What do you do when your networking powers 60 percent of the HPC systems on the Top500 supercomputer list and you have 70 percent market share for 25G and faster network adapters? You continue to push the boundaries of performance to keep your position. But developing high-speed, low-latency networking gear is not an easy process, and you need to have an efficient IT infrastructure to hold your mission.
Journey to the cloud
Mellanox’s journey to running HPC workloads in Azure started a few years ago. At first, they were looking for services like disaster recovery, where they could keep the environment deprovisioned most of the time. Then they started looking at moving services like backups to the cloud. Blob Storage was more attractive to them than managing tape libraries.
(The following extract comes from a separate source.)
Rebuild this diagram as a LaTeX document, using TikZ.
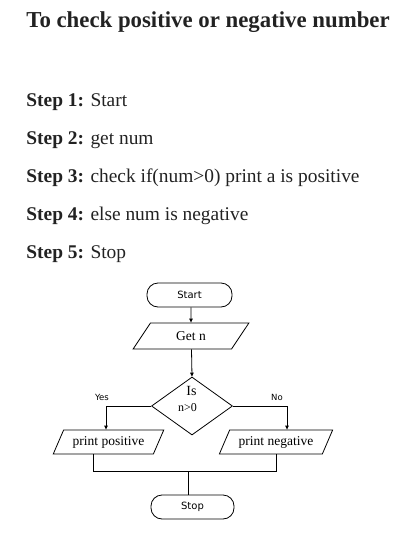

As they gained comfort with that, they began moving additional services like email and SharePoint.
Mellanox’s users became comfortable using routine services in Azure the performance and stability were attractive, and it allowed IT teams to focus on the areas that add value. When it came time to look at bursting the design environment, Mellanox looked into public cloud options.
Mellanox worked with Univa, a leading provider of HPC scheduling and orchestration software to evaluate different public cloud options. In the end, Mellanox chose Azure for both technical capabilities and the support provided by the Microsoft team. “It’s very straightforward”, said Udi Weinstein, VP Information Technology at Mellanox, “It’s compute power with the ability to manage it. Azure is stable, people know the environment, and it’s predictable”.
By bursting their design simulations to Azure, Mellanox was able to eliminate bottlenecks in the design process. Each design team was given their own budget that they could spend in the way that made the most sense for their workload. “Who knows best?”, Weinstein asked, “The end user”.
This flexibility in policy matches Azure’s flexibility in resources. With different types of resources and different sizes within virtual machine families, users can match the compute resource to the job. Senior IT Manager Yoni Myoslavski said “one cloud usage benefit is that we may adjust the VM types pretty simply to better fit our needs”.
“It does not make sense to buy expensive, high end computers to support temporary compute bursts”, said Weinstein. The elasticity of Azure, managed by Univa’s software, gives Mellanox the resources they need when they’re needed.